> [Work to do]:
Take the lines from the top down to and including the one with "const subtitle = 'Hôtels';" and repeat them exactly. Omit images.

[Code that draws figures]
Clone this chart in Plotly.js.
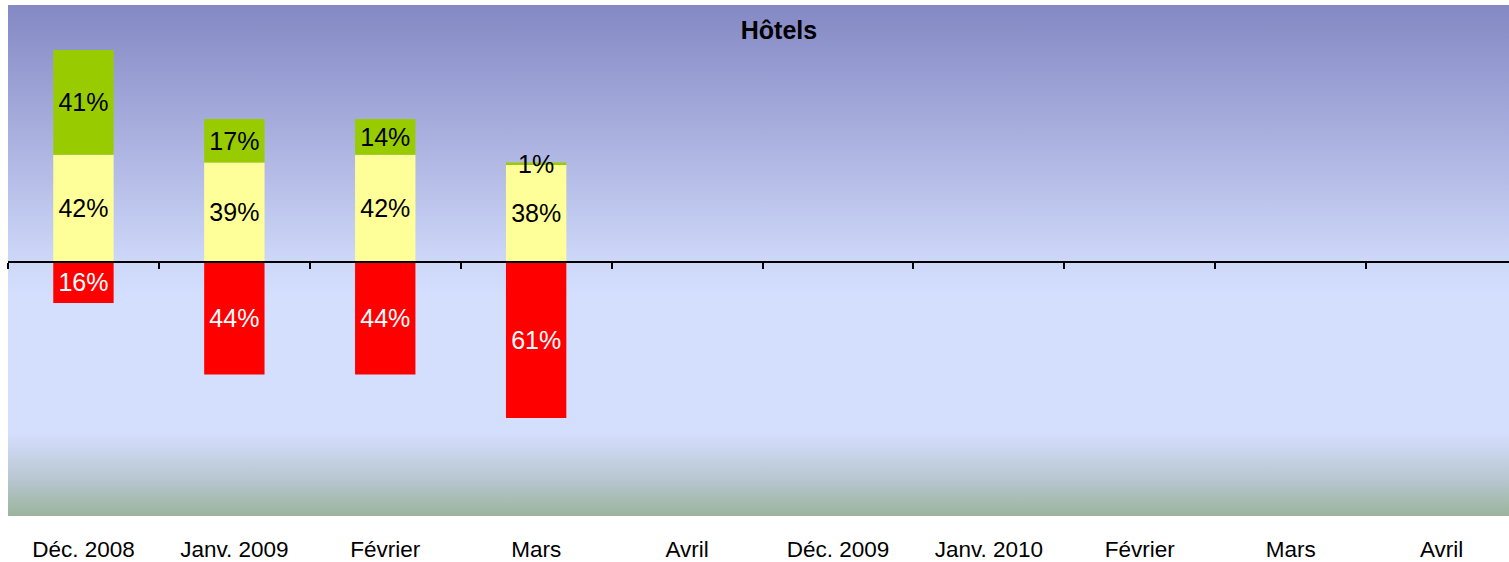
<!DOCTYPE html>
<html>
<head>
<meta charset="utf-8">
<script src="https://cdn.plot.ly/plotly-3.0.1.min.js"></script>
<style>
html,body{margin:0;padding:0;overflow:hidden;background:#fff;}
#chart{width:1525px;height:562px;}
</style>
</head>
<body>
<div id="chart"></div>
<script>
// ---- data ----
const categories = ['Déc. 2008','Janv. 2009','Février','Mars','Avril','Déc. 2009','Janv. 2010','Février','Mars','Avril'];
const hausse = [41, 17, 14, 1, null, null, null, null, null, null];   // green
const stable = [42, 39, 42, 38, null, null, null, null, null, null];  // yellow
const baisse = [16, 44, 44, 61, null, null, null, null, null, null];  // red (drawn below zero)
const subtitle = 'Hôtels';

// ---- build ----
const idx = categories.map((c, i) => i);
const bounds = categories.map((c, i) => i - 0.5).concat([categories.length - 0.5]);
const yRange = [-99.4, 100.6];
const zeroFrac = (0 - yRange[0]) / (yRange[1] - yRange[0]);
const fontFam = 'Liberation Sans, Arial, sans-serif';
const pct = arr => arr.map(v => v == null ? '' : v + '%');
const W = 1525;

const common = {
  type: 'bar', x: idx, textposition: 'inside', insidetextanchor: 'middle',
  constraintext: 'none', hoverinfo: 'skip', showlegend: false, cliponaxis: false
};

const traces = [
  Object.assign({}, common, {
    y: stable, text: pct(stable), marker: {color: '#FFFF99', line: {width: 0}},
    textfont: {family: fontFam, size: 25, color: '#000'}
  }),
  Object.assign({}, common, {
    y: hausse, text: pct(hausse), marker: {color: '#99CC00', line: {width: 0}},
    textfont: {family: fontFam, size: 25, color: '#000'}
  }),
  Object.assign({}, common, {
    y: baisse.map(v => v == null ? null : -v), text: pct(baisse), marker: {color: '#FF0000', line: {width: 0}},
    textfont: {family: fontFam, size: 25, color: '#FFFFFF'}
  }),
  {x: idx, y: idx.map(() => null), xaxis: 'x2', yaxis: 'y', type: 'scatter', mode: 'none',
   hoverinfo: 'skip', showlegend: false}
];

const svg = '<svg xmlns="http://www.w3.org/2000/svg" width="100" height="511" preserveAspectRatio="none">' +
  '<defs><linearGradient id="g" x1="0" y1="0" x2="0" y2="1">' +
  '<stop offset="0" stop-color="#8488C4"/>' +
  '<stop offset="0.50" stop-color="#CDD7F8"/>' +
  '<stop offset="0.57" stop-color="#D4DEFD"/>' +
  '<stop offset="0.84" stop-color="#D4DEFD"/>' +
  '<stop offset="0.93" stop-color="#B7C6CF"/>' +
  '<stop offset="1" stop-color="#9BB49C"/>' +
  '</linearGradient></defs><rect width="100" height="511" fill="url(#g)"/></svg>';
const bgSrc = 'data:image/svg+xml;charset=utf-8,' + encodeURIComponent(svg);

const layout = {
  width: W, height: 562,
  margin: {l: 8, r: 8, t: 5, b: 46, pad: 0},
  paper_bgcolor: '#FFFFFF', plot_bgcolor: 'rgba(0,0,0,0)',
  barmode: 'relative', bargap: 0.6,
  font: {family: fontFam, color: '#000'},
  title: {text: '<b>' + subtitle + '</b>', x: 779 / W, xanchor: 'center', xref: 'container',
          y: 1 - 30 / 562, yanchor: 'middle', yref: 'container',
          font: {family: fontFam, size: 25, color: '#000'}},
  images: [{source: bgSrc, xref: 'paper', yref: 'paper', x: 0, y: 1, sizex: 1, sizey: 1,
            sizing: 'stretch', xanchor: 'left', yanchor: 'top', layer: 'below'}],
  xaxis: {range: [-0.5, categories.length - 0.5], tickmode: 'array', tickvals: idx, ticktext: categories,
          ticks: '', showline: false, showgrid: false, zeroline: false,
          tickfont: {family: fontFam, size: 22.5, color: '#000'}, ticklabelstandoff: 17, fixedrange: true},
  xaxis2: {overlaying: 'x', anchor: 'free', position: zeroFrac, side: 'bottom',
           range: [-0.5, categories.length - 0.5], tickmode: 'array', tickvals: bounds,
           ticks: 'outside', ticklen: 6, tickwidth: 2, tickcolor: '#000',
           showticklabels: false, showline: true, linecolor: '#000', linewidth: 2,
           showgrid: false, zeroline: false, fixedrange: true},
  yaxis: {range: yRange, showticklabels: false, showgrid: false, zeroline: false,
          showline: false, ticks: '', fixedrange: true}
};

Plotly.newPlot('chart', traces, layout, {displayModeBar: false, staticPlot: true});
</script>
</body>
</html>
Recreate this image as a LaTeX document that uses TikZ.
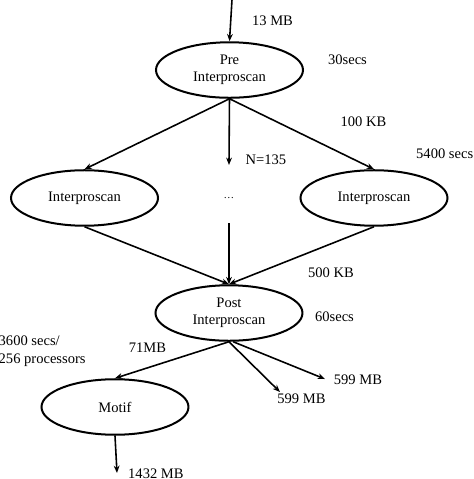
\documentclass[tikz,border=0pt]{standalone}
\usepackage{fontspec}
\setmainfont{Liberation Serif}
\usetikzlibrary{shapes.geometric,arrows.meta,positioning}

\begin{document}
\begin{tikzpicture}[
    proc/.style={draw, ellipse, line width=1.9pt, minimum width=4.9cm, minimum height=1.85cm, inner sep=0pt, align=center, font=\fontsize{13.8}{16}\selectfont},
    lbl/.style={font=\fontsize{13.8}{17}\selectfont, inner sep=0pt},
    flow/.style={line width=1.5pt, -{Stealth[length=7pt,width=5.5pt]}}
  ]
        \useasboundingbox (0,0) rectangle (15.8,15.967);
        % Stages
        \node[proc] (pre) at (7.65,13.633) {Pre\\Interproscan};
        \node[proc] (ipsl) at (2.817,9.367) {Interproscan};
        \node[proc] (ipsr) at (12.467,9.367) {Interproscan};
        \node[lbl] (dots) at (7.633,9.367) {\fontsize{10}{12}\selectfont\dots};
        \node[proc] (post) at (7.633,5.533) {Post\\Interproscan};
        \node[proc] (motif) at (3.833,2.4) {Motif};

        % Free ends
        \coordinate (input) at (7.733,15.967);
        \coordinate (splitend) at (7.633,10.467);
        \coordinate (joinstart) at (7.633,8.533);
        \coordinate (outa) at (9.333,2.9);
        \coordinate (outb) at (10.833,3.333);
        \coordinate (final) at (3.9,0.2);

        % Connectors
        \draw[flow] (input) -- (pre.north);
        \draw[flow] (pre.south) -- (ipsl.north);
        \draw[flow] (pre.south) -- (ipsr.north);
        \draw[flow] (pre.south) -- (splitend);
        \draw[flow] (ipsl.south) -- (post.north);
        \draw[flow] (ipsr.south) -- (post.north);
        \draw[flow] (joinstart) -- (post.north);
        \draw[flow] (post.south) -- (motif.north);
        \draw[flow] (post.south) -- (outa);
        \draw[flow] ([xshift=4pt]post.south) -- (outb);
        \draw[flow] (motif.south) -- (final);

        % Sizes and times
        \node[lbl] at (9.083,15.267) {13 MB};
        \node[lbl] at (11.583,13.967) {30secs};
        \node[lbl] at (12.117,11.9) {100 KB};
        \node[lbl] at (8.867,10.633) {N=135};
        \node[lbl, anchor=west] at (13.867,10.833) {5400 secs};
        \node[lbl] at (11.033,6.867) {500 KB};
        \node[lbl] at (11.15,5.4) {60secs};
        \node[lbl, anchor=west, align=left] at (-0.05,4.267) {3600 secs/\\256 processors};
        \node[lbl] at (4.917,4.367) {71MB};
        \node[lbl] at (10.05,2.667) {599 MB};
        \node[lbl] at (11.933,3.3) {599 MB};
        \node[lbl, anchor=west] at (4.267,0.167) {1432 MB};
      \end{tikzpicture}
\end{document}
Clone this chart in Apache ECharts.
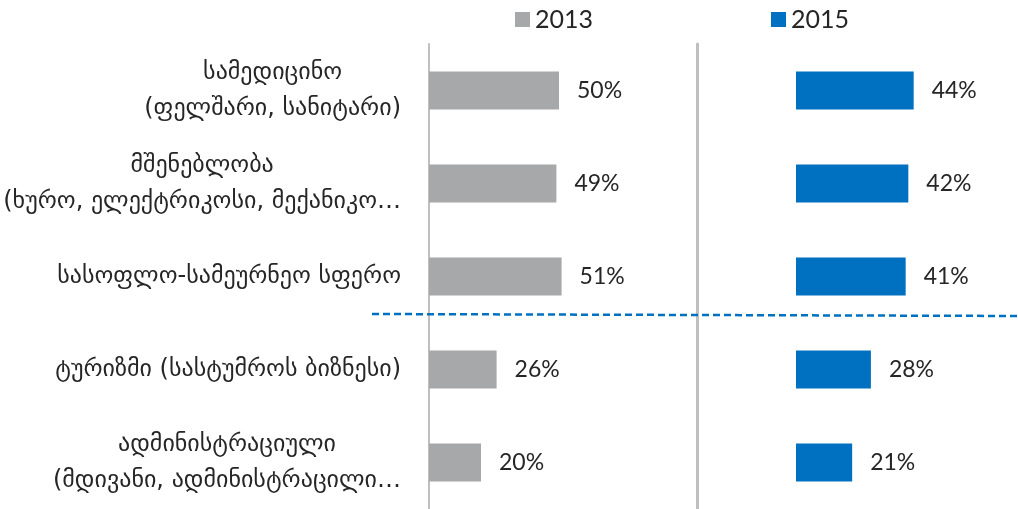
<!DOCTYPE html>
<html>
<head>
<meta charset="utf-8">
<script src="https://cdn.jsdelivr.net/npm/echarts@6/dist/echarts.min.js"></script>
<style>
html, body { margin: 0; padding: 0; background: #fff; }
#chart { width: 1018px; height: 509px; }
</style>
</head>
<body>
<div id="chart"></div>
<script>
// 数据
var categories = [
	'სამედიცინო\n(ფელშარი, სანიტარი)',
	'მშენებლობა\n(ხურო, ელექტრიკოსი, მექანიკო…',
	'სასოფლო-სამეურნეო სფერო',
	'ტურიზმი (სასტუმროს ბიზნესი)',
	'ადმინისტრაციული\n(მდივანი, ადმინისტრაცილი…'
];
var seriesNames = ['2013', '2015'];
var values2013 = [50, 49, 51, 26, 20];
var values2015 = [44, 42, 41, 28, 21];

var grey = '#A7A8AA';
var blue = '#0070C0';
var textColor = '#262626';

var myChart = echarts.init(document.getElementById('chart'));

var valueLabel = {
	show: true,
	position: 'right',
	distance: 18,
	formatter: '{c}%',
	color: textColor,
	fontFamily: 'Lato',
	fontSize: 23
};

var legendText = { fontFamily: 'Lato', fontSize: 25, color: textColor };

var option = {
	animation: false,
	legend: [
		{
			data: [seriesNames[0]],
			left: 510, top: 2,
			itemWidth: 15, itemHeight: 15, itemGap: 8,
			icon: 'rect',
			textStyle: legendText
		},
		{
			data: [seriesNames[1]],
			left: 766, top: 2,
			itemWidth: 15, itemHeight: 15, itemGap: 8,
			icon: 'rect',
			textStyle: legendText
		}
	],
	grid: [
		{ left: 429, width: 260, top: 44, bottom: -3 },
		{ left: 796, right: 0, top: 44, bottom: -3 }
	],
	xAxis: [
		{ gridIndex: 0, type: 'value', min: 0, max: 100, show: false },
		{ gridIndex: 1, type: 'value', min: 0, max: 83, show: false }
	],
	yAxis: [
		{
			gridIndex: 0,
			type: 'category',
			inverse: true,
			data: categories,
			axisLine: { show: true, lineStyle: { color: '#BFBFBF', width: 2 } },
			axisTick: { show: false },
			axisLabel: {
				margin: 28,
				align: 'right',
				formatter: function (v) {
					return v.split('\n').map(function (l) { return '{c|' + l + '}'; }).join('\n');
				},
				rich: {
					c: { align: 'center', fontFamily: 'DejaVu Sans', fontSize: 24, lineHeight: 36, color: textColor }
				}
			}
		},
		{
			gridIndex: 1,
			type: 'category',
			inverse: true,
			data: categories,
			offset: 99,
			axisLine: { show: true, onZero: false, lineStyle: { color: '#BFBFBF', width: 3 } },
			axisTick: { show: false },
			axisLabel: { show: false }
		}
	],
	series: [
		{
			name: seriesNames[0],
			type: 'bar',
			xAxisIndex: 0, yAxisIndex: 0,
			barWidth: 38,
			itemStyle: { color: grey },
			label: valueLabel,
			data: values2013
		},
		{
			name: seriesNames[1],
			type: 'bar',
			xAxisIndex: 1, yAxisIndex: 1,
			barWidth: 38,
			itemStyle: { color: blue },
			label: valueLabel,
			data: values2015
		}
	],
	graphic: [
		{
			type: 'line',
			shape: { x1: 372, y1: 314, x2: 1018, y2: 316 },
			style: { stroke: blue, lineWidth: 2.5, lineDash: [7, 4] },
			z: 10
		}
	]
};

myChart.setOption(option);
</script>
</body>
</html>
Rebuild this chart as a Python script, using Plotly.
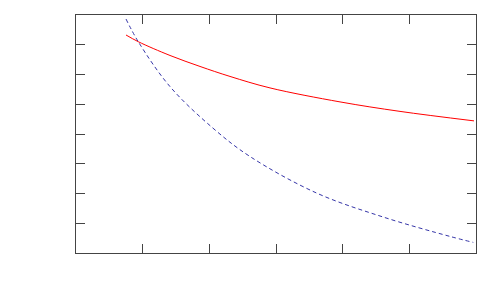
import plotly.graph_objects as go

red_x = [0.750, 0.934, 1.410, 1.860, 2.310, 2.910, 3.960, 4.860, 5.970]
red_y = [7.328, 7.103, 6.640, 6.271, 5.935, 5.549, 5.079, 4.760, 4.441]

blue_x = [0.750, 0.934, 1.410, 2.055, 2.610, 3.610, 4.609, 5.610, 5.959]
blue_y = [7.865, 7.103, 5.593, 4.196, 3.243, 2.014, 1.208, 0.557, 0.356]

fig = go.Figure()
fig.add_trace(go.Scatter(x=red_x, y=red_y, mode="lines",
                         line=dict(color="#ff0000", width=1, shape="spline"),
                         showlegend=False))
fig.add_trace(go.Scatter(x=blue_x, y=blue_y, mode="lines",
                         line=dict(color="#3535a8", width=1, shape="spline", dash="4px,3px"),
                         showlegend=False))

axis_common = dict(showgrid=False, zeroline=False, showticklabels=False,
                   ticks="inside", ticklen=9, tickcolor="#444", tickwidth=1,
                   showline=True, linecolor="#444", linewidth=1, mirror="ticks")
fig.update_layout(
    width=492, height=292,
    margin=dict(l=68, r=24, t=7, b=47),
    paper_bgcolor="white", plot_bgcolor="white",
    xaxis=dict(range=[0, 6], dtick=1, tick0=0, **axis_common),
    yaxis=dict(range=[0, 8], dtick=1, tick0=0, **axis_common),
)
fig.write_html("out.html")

> [Answer for this exercise]:
Clone this chart in Plotly.js.
<!DOCTYPE html>
<html>
<head>
<meta charset="utf-8">
<script src="https://cdn.plot.ly/plotly-3.0.1.min.js"></script>
<style>
html,body{margin:0;padding:0;overflow:hidden;background:#fff;}
#chart{width:1525px;height:562px;}
</style>
</head>
<body>
<div id="chart"></div>
<script>
// ---- data ----
const categories = ['Déc. 2008','Janv. 2009','Février','Mars','Avril','Déc. 2009','Janv. 2010','Février','Mars','Avril'];
const hausse = [41, 17, 14, 1, null, null, null, null, null, null];   // green
const stable = [42, 39, 42, 38, null, null, null, null, null, null];  // yellow
const baisse = [16, 44, 44, 61, null, null, null, null, null, null];  // red (drawn below zero)
const subtitle = 'Hôtels';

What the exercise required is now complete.